Depluloin patiente un peu puis, croyant à un sourire de la chance, s’avance bravement vers le pharmacien-chef qui est fort à propos de race masculine.
- Bonjour monsieur. Auriez-vous des poires à lavement?
- Bien sûr. Rectal ou vaginal?
- Pardon ?
- Rectal ou vaginal?
- C’est à dire... Accordez-moi un instant je me renseigne.
Malgré un certain réchauffement de son sang froid, Depluloin garde cependant assez de maîtrise de soi pour sortir son téléphone portable et faire mine d’engager une conversation avec l’horloge parlante. Ce qui donne à peu près ceci :
- Chérie, c’est moi. Dis-moi, la machine en question là... Rectale ou vagi... Ah? Très bien ! ... Moi aussi je t’aime. A tout de suite. Oui moi aussi j’ai hâte. Non, c’est toi qui raccroche la première ! .... Non, c’est toi ! ... Bon, je raccroche !
(Il était comme ça Depluloin, tout amour.)

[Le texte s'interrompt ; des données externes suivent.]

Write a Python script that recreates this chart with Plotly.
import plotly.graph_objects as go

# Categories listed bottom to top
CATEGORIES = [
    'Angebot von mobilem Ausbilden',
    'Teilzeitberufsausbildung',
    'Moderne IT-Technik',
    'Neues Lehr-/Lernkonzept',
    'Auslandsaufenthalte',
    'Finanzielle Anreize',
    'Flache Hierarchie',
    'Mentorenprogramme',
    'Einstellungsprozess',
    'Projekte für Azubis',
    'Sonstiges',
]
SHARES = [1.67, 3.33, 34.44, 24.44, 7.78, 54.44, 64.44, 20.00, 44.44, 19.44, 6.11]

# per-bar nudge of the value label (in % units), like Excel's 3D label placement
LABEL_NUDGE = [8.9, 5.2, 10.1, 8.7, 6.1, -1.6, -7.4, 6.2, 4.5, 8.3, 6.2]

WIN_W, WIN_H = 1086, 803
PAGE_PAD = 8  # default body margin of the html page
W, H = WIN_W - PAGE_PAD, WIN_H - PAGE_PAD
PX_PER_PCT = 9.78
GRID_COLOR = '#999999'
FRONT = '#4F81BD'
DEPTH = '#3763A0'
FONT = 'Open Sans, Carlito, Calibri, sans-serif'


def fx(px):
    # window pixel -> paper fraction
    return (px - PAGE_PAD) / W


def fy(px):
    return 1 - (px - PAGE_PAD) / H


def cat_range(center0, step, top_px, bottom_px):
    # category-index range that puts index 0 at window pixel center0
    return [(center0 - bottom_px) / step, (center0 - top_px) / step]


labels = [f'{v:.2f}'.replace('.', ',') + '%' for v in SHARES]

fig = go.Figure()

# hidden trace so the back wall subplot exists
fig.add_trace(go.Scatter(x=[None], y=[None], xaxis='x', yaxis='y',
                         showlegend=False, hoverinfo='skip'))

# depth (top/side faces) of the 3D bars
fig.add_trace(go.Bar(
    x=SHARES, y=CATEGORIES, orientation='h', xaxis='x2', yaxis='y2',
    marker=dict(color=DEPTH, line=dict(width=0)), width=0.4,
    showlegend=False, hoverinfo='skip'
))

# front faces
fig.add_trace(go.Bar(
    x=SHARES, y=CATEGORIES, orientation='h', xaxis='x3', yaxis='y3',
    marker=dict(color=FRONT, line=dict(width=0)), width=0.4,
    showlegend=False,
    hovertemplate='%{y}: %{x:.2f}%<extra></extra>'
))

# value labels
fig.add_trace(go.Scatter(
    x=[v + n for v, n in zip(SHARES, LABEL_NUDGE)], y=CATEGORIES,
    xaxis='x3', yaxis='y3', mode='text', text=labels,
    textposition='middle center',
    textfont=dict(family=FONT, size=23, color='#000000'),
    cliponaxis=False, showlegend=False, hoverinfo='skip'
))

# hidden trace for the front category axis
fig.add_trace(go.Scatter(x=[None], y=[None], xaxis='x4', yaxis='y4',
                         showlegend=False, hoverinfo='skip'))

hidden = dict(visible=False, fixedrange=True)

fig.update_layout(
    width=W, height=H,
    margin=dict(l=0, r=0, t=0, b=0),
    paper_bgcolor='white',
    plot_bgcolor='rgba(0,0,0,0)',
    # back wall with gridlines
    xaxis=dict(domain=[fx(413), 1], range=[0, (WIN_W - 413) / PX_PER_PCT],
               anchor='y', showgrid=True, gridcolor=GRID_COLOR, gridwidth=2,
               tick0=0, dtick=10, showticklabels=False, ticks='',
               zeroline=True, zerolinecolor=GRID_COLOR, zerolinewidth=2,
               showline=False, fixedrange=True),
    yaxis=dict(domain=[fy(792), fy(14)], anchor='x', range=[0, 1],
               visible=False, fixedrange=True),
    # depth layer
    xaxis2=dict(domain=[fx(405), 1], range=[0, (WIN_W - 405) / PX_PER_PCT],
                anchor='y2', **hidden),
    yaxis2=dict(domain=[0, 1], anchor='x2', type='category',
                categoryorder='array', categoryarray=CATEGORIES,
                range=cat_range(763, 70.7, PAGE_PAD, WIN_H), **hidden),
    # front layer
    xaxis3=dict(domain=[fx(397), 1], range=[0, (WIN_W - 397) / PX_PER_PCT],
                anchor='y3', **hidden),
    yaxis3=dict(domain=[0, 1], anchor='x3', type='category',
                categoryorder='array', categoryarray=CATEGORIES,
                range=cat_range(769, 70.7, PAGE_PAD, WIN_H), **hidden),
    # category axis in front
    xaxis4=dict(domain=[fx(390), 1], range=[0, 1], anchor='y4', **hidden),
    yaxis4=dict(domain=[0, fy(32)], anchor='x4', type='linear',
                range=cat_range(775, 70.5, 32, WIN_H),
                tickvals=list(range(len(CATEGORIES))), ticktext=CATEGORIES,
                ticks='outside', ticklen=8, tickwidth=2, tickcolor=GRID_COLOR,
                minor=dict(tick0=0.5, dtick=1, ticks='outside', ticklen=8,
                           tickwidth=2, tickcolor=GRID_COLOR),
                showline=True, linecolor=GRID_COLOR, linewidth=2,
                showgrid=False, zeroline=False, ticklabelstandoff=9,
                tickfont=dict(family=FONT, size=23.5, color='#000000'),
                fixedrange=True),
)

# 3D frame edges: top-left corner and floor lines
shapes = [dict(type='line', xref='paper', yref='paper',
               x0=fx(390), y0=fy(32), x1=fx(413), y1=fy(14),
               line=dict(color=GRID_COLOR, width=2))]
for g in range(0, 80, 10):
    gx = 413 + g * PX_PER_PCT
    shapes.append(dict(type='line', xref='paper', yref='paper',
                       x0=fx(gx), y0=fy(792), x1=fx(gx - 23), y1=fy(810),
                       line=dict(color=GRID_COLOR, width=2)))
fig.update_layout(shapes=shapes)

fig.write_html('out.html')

Notre héros, donc, raccroche le premier. L’horloge selon toute vraisemblance en second. Puis, se tournant vers le mâle pharmacien :
- Rectal ! Pardonnez-moi, cela m’était sorti de l’esprit.
- Rectal. Je reviens...
Il revient en effet avec l’outil qu’il extrait d’un emballage sans doute conçu avant la deuxième guerre mondiale vu la sobriété du dessin et la qualité du carton. Consciencieux à l’excès, il en étale méticuleusement les différents composants devant son client. A savoir : primo la poire elle-même, secundo deux canules l’une destinée à un usage, l’autre à l’autre.
- Et si vous avez un doute, lisez donc le mode d’emploi. Ce sera tout ?

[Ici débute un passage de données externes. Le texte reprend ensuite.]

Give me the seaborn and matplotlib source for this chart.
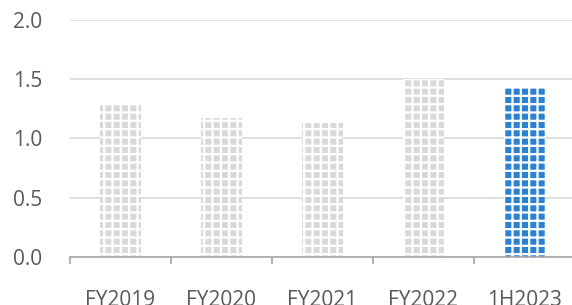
import matplotlib
matplotlib.use("Agg")
import matplotlib.pyplot as plt
import seaborn as sns
import pandas as pd
from matplotlib.ticker import FixedLocator

periods = ["FY2019", "FY2020", "FY2021", "FY2022", "1H2023"]
values = [1.28, 1.17, 1.13, 1.50, 1.43]
bar_colors = ["#d9d9d9", "#d9d9d9", "#d9d9d9", "#d9d9d9", "#2b83cf"]
y_ticks = [0.0, 0.5, 1.0, 1.5, 2.0]

sns.set_style("white")
plt.rcParams["font.family"] = ["Open Sans", "DejaVu Sans"]
plt.rcParams["hatch.linewidth"] = 1.6

df = pd.DataFrame({"period": periods, "value": values})

fig = plt.figure(figsize=(5.72, 3.05), dpi=100)
ax = fig.add_axes([70 / 572, 48.3 / 305, 505 / 572, 236.7 / 305])

sns.barplot(data=df, x="period", y="value", hue="period", palette=bar_colors,
            width=0.4, legend=False, ax=ax, saturation=1)

for p in ax.patches:
    p.set_hatch("++")
    p.set_edgecolor("white")
    p.set_linewidth(0)

ax.set_ylim(0, 2.0)
ax.set_xlim(-0.5, len(periods) - 0.5)
ax.set_yticks(y_ticks)
ax.set_yticklabels([f"{t:.1f}" for t in y_ticks])
ax.yaxis.grid(True, color="#d9d9d9", linewidth=1.2)
ax.set_axisbelow(True)

for s in ["top", "right", "left"]:
    ax.spines[s].set_visible(False)
ax.spines["bottom"].set_color("#a6a6a6")
ax.spines["bottom"].set_linewidth(1.2)

ax.xaxis.set_minor_locator(FixedLocator([i - 0.5 for i in range(len(periods) + 1)]))
ax.tick_params(axis="x", which="minor", bottom=True, length=5, width=1.2,
               color="#a6a6a6", direction="out")
ax.tick_params(axis="x", which="major", length=0, pad=24, labelsize=15, labelcolor="#595959")
ax.tick_params(axis="y", length=0, pad=20, labelsize=15, labelcolor="#595959")

ax.set_xlabel("")
ax.set_ylabel("")

fig.savefig("out.png", dpi=100)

Non, visiblement non, car cette fois le sang-froid de Depluloin s’échauffe pour de bon, lui empourprant le visage au passage.
- Ce sera tout? Vous plaisantez ? Vous n’avez eu de cesse que d’insister lourdement, sans discrétion aucune, sur l’usage que je projetais de faire de cette poire à lavement. Et je m’aperçois qu’elle a été conçue, que dis-je pensée, pour un double usage, le lavement rectal et, j’insiste sur le «et», et le lavement vaginal. Alors je vous pose la question : Pourquoi ? Pourquoi tant de manières ? Pour m’humilier ? Me donner mauvaise conscience ? Apprenez cher Monsieur que je m’apprête de ce pas à honorer ma femme de la façon la plus dépravée qui soit, même que ça me colle dès à présent la trique ! Ça vous ira comme ça ? Et toi la vioque, tu veux ma photo ?

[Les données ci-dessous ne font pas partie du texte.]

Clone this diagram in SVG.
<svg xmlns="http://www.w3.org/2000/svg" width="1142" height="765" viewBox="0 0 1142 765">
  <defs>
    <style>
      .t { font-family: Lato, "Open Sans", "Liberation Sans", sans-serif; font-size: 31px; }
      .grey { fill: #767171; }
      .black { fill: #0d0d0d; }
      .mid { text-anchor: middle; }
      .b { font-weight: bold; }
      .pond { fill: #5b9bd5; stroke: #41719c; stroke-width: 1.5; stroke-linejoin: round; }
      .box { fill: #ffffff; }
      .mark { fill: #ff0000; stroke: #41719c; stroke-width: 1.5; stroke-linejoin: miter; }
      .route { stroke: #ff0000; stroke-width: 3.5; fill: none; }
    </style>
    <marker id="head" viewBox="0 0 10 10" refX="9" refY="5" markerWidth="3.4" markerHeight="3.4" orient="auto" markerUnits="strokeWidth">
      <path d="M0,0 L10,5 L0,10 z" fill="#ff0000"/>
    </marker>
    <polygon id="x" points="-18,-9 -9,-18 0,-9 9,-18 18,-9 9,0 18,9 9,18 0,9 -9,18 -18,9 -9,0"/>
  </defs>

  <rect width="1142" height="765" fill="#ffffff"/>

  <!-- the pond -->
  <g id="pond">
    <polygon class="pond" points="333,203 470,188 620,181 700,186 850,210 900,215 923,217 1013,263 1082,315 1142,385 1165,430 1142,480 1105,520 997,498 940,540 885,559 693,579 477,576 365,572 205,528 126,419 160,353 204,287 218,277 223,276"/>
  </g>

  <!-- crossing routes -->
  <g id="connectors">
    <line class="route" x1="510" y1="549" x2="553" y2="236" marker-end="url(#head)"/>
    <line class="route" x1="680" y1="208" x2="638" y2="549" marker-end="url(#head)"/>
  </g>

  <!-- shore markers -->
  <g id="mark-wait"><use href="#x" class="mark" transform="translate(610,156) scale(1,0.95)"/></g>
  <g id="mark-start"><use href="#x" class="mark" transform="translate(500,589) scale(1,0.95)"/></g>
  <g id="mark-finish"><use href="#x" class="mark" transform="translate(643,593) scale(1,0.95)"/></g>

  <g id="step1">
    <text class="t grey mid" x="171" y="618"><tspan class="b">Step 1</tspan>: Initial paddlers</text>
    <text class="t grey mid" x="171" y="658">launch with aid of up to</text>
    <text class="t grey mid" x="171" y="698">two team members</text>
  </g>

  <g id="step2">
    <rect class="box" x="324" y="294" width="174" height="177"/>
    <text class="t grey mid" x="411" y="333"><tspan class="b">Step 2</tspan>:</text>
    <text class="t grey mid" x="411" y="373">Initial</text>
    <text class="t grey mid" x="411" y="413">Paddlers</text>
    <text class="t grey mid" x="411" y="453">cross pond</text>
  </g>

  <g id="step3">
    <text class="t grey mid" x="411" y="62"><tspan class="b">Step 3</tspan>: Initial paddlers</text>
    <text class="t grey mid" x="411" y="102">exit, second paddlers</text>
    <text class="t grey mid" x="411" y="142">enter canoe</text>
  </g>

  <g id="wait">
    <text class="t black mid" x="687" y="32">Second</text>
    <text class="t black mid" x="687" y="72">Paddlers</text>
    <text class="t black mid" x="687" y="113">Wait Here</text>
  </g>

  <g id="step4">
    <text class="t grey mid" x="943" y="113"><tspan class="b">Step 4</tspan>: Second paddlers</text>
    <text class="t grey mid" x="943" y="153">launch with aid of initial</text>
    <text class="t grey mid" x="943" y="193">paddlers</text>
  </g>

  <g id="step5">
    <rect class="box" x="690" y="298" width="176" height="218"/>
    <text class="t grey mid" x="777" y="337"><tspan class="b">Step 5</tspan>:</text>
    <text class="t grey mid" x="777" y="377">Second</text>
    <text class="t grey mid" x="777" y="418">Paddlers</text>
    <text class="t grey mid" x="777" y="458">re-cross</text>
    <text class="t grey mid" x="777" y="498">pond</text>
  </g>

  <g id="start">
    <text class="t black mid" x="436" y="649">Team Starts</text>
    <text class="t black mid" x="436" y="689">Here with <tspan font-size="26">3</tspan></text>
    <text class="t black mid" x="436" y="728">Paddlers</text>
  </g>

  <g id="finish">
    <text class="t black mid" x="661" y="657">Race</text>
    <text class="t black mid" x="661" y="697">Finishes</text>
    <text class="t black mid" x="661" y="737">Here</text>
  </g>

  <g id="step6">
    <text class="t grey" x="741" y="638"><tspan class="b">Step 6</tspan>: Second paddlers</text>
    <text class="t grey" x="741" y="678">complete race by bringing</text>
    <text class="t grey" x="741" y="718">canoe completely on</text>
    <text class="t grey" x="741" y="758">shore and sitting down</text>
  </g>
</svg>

- Mais Monsieur, mais Monsieur !!
- Mais Monsieur rien du tout ! Combien vous dois-je ? Ah j’oubliais ! Et un tube de lubrifiant, et du meilleur ! Madame débute.
- Tout de suite, Monsieur. Tout de suite !
Cette histoire ne mériterait certainement pas d’être rapportée ici, ni ailleurs, si elle n’avait constitué comme une sorte de tournant dans la vie de Depluloin : cette brève altercation avec ce pharmacien lui procura en effet assez d’assurance pour qu'il cesse de s’excuser ou de demander pardon aux commerçants pendant une année au moins.
* Pour des raisons évidentes, tous les noms ont été changés.